第1神殿は、イスラエル国の歴史教科書では、「第1神殿時代」 は、 「ダビデ王が建てたBC1006年から、バビロン捕囚の時に起きた神殿崩壊 のBC586年まで」だ。 そして、「第2神殿時代」 は、「このバビロン捕囚のBC586年から、ユダヤ戦争で、ローマ軍と戦って、神殿が完全に破壊された AD131年まで 」とする。

 だから、今、強硬派のユダヤ人たちは、この「第3神殿 建設 運動」を 密かに始めているのである。

この知識、情報は、日本では、私、副島隆彦から始まって、これから、チラチラと、多くの人が書き始めるだろう。なぜ、私が、こんなに気合いを入れて、いまこそ歴史の勉強をして、大きく、ものごとを理解すべきだ、と躍起(やっき)になっているのか、が、これで分かってくれるだろう。頭のいい人たちから順番に。私の本をじっくり読まないような、バカは、放(ほう)っておくしかない。

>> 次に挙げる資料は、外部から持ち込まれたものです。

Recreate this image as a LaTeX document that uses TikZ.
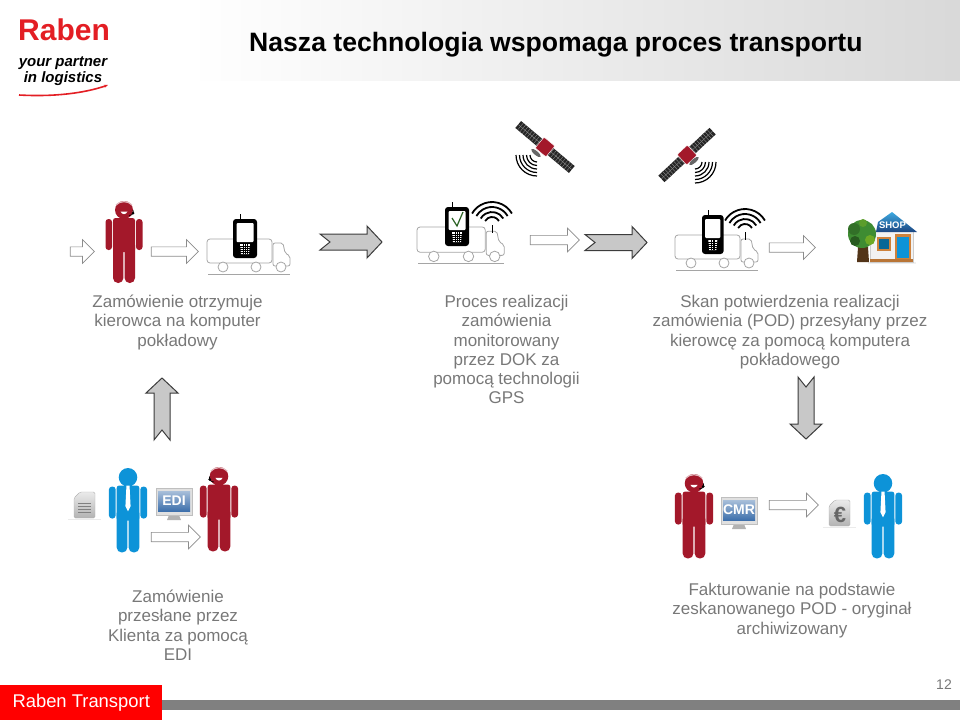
\documentclass[tikz,border=0pt]{standalone}
\usepackage{fontspec}
\setmainfont{Liberation Sans}
\usetikzlibrary{shapes,arrows.meta,calc}
\definecolor{rabenred}{RGB}{227,30,36}
\definecolor{staffred}{RGB}{163,24,42}
\definecolor{clientblue}{RGB}{13,147,216}
\definecolor{captiongray}{RGB}{120,120,120}
\definecolor{truckgray}{RGB}{165,165,165}
\definecolor{barfill}{RGB}{200,200,200}
\definecolor{barline}{RGB}{60,60,60}
\definecolor{screenblue}{RGB}{62,112,172}
\definecolor{roofblue}{RGB}{28,70,130}
\definecolor{treegreen}{RGB}{62,140,50}
\definecolor{doortan}{RGB}{206,130,60}
\newcommand{\bodyshape}{
    \fill[pic actions] (0,10) circle[radius=9pt];
    \fill[pic actions, rounded corners=2.5pt] (-11,18) rectangle (11,52);
    \fill[pic actions, rounded corners=5pt] (-11,40) rectangle (-0.6,83);
    \fill[pic actions, rounded corners=5pt] (0.6,40) rectangle (11,83);
    \fill[pic actions, rounded corners=3pt] (-18.5,19) rectangle (-12,50);
    \fill[pic actions, rounded corners=3pt] (12,19) rectangle (18.5,50);
}
\tikzset{
    operator/.pic={
        \bodyshape
        \draw[white!70!staffred, line width=1.2pt] (-8,5) .. controls (-4,0.5) and (4,0.5) .. (8,5);
        \draw[black, line width=0.7pt] (9,10) .. controls (10,13) and (9,15) .. (5,15.5);
        \fill[black] (9,13) circle[radius=1.5pt];
        \fill[white] (-3.5,11.5) .. controls (-2,15) and (2,15) .. (3.5,11.5) -- cycle;
    },
    client/.pic={
        \bodyshape
        \fill[white] (-1.5,18) -- (1.5,18) -- (2.5,38) -- (0,43) -- (-2.5,38) -- cycle;
    },
    truck/.pic={
        \draw[truckgray, line width=0.8pt, rounded corners=3pt] (0,0) rectangle (65,24);
        \draw[truckgray, line width=0.8pt, rounded corners=2pt] (66,27) -- (66,4) -- (76,4) -- (78,14) -- (83,17) -- (83,27) -- cycle;
        \foreach \wx in {16,49,74}
            \draw[truckgray, line width=0.8pt, fill=white] (\wx,28) circle[radius=5pt];
        \draw[truckgray, line width=0.8pt] (1,35) -- (83,35);
    },
    handset/.pic={
        \draw[black, line width=1pt] (7,-5) -- (7,0);
        \fill[black, rounded corners=3pt] (0,0) rectangle (24,39);
        \fill[white, rounded corners=1pt] (3.5,4) rectangle (20.5,23);
        \fill[white] (7,25) -- (17,25) -- (16,35) -- (8,35) -- cycle;
        \foreach \ky in {27,29,31,33}
            \draw[black, line width=0.4pt] (7,\ky) -- (17,\ky);
        \foreach \kx in {10,12,14}
            \draw[black, line width=0.4pt] (\kx,25) -- (\kx,35);
    },
    wifi/.pic={
        \draw[black, line width=1pt] (0,0) -- (0,8);
        \foreach \r in {8,13,18,23}
            \draw[black, line width=1.8pt] (30:\r pt) arc[start angle=30, end angle=150, radius=\r pt];
    },
    satellite/.pic={
        \fill[black!85] (-35,-4.5) rectangle (-6,4.5);
        \fill[black!85] (6,-4.5) rectangle (35,4.5);
        \foreach \gx in {-32,-29,...,-8,8,11,...,32}
            \draw[white!60!black, line width=0.3pt] (\gx,-4.5) -- (\gx,4.5);
        \draw[white!60!black, line width=0.3pt] (-35,0) -- (-6,0) (6,0) -- (35,0);
        \fill[staffred, draw=white, rounded corners=1pt] (-7,-7) rectangle (7,7);
    },
    fan/.pic={
        \foreach \r in {7,10.5,14,17.5,21}
            \draw[black, line width=1.2pt] (-45:\r pt) arc[start angle=-45, end angle=45, radius=\r pt];
    },
    blockarrow/.pic={
        \draw[barline, line width=1pt, fill=barfill, line join=miter] (0,-8) -- (47,-8) -- (47,-16) -- (62,0) -- (47,16) -- (47,8) -- (0,8) -- (10,0) -- cycle;
    },
    monitor/.pic={
        \fill[black!30] (13,27) -- (23,27) -- (25,32) -- (11,32) -- cycle;
        \fill[black!12, draw=black!25, line width=0.4pt] (0,0) rectangle (36,27);
        \shade[top color=screenblue!45, bottom color=screenblue] (2,3) rectangle (34,23);
        \node[font=\fontsize{14}{14}\selectfont\bfseries, text=white, inner sep=0pt] (screentext) at (18,13) {\tikzpictext};
    },
    sheet/.pic={
        \draw[black!8, line width=0.8pt] (-6,27) -- (27,27);
        \shade[top color=black!8, bottom color=black!30, draw=black!30, line width=0.4pt, rounded corners=1.5pt] (0,26) -- (0,6) -- (6,0) -- (21,0) -- (21,26) -- cycle;
    },
    hollowarrow/.style={single arrow, draw=black!45, fill=white, line width=0.7pt, inner sep=4.3pt, outer sep=0pt, single arrow tip angle=90, minimum width=15pt},
    caption/.style={font=\fontsize{17}{19.25}\selectfont, text=captiongray, align=center, anchor=north, inner sep=0pt},
}
\begin{document}
\begin{tikzpicture}[x=1pt, y=-1pt]
    \useasboundingbox (0,0) rectangle (960,720);

    % title band and logo
    \shade[left color=white, right color=black!15] (190,0) rectangle (960,80);
    \node[font=\fontsize{30}{30}\selectfont\bfseries, text=rabenred, anchor=base west, inner sep=0pt] (logo) at (18,40) {Raben};
    \node[font=\fontsize{15}{15.5}\selectfont\bfseries\itshape, align=center, anchor=north, inner sep=0pt] (slogan) at (63,57) {your partner\\in logistics};
    \draw[rabenred, line width=1.6pt, -{Stealth[length=4pt]}] (19,95) .. controls (55,97) and (85,93) .. (108,85);
    \node[font=\fontsize{26.6}{30}\selectfont\bfseries, anchor=base west, inner sep=0pt] (title) at (249,51) {Nasza technologia wspomaga proces transportu};

    % satellites
    \pic[rotate=-40] at (545,147) {satellite};
    \pic[rotate=43] at (687,155) {satellite};
    \fill[black!60, rotate around={-40:(536,153)}] (536,153) circle[x radius=6pt, y radius=2pt];
    \fill[black!60, rotate around={40:(694,161)}] (694,161) circle[x radius=6pt, y radius=2pt];
    \pic[rotate=225] at (537,155) {fan};
    \pic[rotate=315] at (695,162) {fan};

    % first step
    \node[hollowarrow, minimum height=24pt] (in1) at (80,251.5) {};
    \pic[fill=staffred] at (124,200) {operator};
    \node[hollowarrow, minimum height=47pt] (in2) at (172.5,251.5) {};
    \pic at (207,239) {truck};
    \pic at (233,219) {handset};
    \pic at (320,242) {blockarrow};

    % second step
    \pic[scale=1.05] at (417,227) {truck};
    \pic at (445,207) {handset};
    \draw[treegreen!70!black, line width=1.2pt] (452,218) -- (457,226) -- (463,212);
    \pic at (492,225) {wifi};
    \node[hollowarrow, minimum height=49pt] (in3) at (552.5,240) {};
    \pic at (585,242.5) {blockarrow};

    % third step
    \pic at (675,235) {truck};
    \pic[xscale=0.9] at (702,215) {handset};
    \pic at (745,232) {wifi};
    \node[hollowarrow, minimum height=46pt] (in4) at (790,247.5) {};

    % shop
    \fill[black!6] (868,262) rectangle (916,264);
    \fill[black!5, draw=black!20, line width=0.3pt] (870,230) rectangle (913,262);
    \fill[doortan] (895,234) rectangle (911,260);
    \fill[doortan!90!black] (870,259) rectangle (913,262);
    \fill[clientblue] (897,237) rectangle (909,258);
    \fill[doortan] (877,237) rectangle (891,251);
    \fill[clientblue!70!black] (879,239) rectangle (889,249);
    \shade[top color=clientblue!80, bottom color=roofblue] (892,212) -- (917,232) -- (876,232) -- (878,222) -- cycle;
    \node[font=\fontsize{9.5}{10}\selectfont\bfseries, text=white, inner sep=0pt] (shopsign) at (892.5,225.5) {SHOP};
    \fill[black!60!doortan] (858,247) -- (868,247) -- (869,262) -- (857,262) -- cycle;
    \fill[treegreen] (862,234) circle[radius=14pt];
    \fill[treegreen!80!black] (854,229) circle[radius=6pt];
    \fill[treegreen!75!yellow] (870,240) circle[radius=5pt];
    \fill[treegreen!85!yellow] (863,223) circle[radius=4pt];
    \fill[treegreen!65!black] (855,241) circle[radius=5pt];

    % vertical arrows
    \pic[rotate=90] at (162,440) {blockarrow};
    \pic[rotate=-90] at (806,377) {blockarrow};

    % captions
    \node[caption] (c1) at (177.5,295) {Zamówienie otrzymuje\\kierowca na komputer\\pokładowy};
    \node[caption] (c2) at (506.5,295) {Proces realizacji\\zamówienia\\monitorowany\\przez DOK za\\pomocą technologii\\GPS};
    \node[caption] (c3) at (790,295) {Skan potwierdzenia realizacji\\zamówienia (POD) przesyłany przez\\kierowcę za pomocą komputera\\pokładowego};
    \node[caption] (c4) at (178,590) {Zamówienie\\przesłane przez\\Klienta za pomocą\\EDI};
    \node[caption] (c5) at (792,583) {Fakturowanie na podstawie\\zeskanowanego POD - oryginał\\archiwizowany};

    % lower left
    \pic at (74,492) {sheet};
    \foreach \ly in {503,506,509,512}
        \draw[black!50, line width=0.7pt] (78,\ly) -- (91,\ly);
    \pic[fill=clientblue, scale=1.03] at (128,467) {client};
    \pic[pic text=EDI] at (156,488) {monitor};
    \pic[fill=staffred, scale=1.03, xscale=-1] at (219,466) {operator};
    \node[hollowarrow, minimum height=49pt] (in5) at (173.5,537) {};

    % lower right
    \pic[fill=staffred, scale=1.03] at (694,473) {operator};
    \pic[pic text=CMR] at (721,497) {monitor};
    \node[hollowarrow, minimum height=49pt] (in6) at (791.5,505) {};
    \pic at (829,500) {sheet};
    \node[font=\fontsize{22}{22}\selectfont\bfseries, text=black!60, inner sep=0pt] (euro) at (840,515) {€};
    \pic[fill=clientblue, scale=1.03] at (883,473) {client};

    % footer
    \fill[black!50] (162,700) rectangle (960,710);
    \node[fill=red, text=white, font=\fontsize{18.4}{18}\selectfont, minimum width=162pt, minimum height=35pt, anchor=north west, inner sep=0pt] (footer) at (0,685) {Raben Transport};
    \node[font=\fontsize{14}{14}\selectfont, text=captiongray, inner sep=0pt] (page) at (944,685) {12};
\end{tikzpicture}
\end{document}
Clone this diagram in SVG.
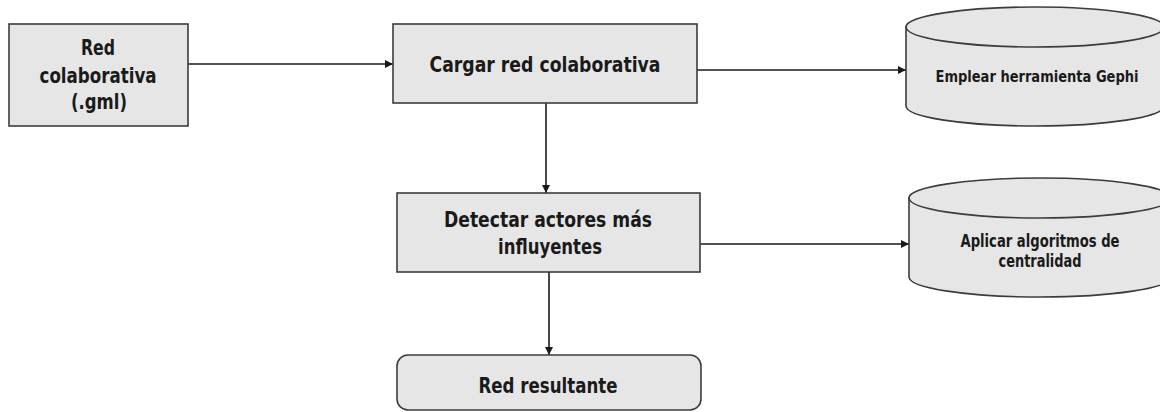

 だからイスラエル人(ユダヤ人)とパレスチナ人の両者に、言い分がそれぞれある。歴史に学べば、このことが分かる。この複雑骨折を起こしている、複雑な過去の大きな流れを、分かりましたか。言っておきますが、私が、ここまで説明したことを、なんとか大きく分かるのは、大変なことですよよ。 それぞれの人の、知能に合わせて、分かって貰(もら)うしかない。分かったふり、知ったかぶりは、ナシだ。 

  大きな歴史の理解がないから、日本に優れた知識人層が成立しないのだ。いつまでたっても「わからない、区別がつかない、歴史年表や、地図帳を開くのは、いい年になったら、もう面倒(めんどう)だ」と言われたら、私は不愉快なだけだ。

 私は自力で、たった一人で、こういうことをずっと、50年間、新聞記事や雑誌記事と本を読み漁(あさ)って、それらを、頭の中に、大きく整理して、コツコツとまとめてきた人間だ。その際には、自分の厳しい判断力で、「これはウソだ。こう書いている人たちは、どうも、怪しい。大きな勢力に操(あやつ)られている。あるいは、日本国民を洗脳(マインド・コントロールあるいは、ブレイン・ウオッシング)しようとして、虚偽の知識、情報を、故意に(ワザと)流す人たちだ」と、グサリと見抜く。 そして、さらに大きな真実を抉(えぐ)り出す。表(おもて)に出す。

 だから副島隆彦が、仕方なく、日本に出現した理由がここにある。私は、大きな大きな全体像で、物事を見る。だから、こうして大きな全体像で人類の歴史を語っている。 「そんなこと知らなくても自分の生活に関係ないよ 」 と言う人たちを私は、じっと辛抱して、少しずつ、少しずつ、我慢に我慢を重ねて、説得してきた。それでも、時々は、我慢できなくなって、「おまえら、日本土人をいつまでもやっていろ」と怒鳴り出す。これでまた、嫌(きら)われる。

 トランプがエルサレムをイスラエル国の首都と、アメリカは認める、と宣言した(2017年12月6日)。そして、アメリカ大使館を、これから、ちょろちょろと西エルサレム(こっちはキレイな都市だ)に移す、からと言ったぐらいで、どうにもならないのだ。世界はこのままだ。実情は、イスラエル全土(すなわちパレスチナ)にいるパレスチナ人たちを消し去ることは出来ない。それこそ、ナチス・ドイツがやったことを、自分たちユダヤ人がやることになる。

 ただし、ナチス・ドイツが、強制収容所で、餓死させたのは、合計15万人だ(他のヨーロッパ諸国の分を合わせても、20万人ぐらいだ)。このうちユダヤ人は、半分の7万人だ。この数字には文献の証拠がある。私たちのこの学問道場の過去の記録に、はっきりと在る。 私は、もう一度、それらを引っ張り出してもいい。

「ナチスの 収容所で、600万人が、死んだ、虐殺された」とイスラエル政府が、どんどん、数を増やして、ついに、600万人までしてしまった。 バカじゃないか。そんなに戦前、西ヨーロッパにユダヤ人はいない。私は、彼ら、ユダヤ人の逆(ぎゃく)人種差別主義者たちとの、闘いも続ける。 大きな真実、以外に、私が、恐れるものは何もない。大ウソを付き続ける者たちとの闘いは、ずっと続く。私、副島隆彦を「副島よ、それはお前の間違いだ」と、説得できる者が居たら、出てきて、私を説得しなさい。私はその人の話をじっと聞く。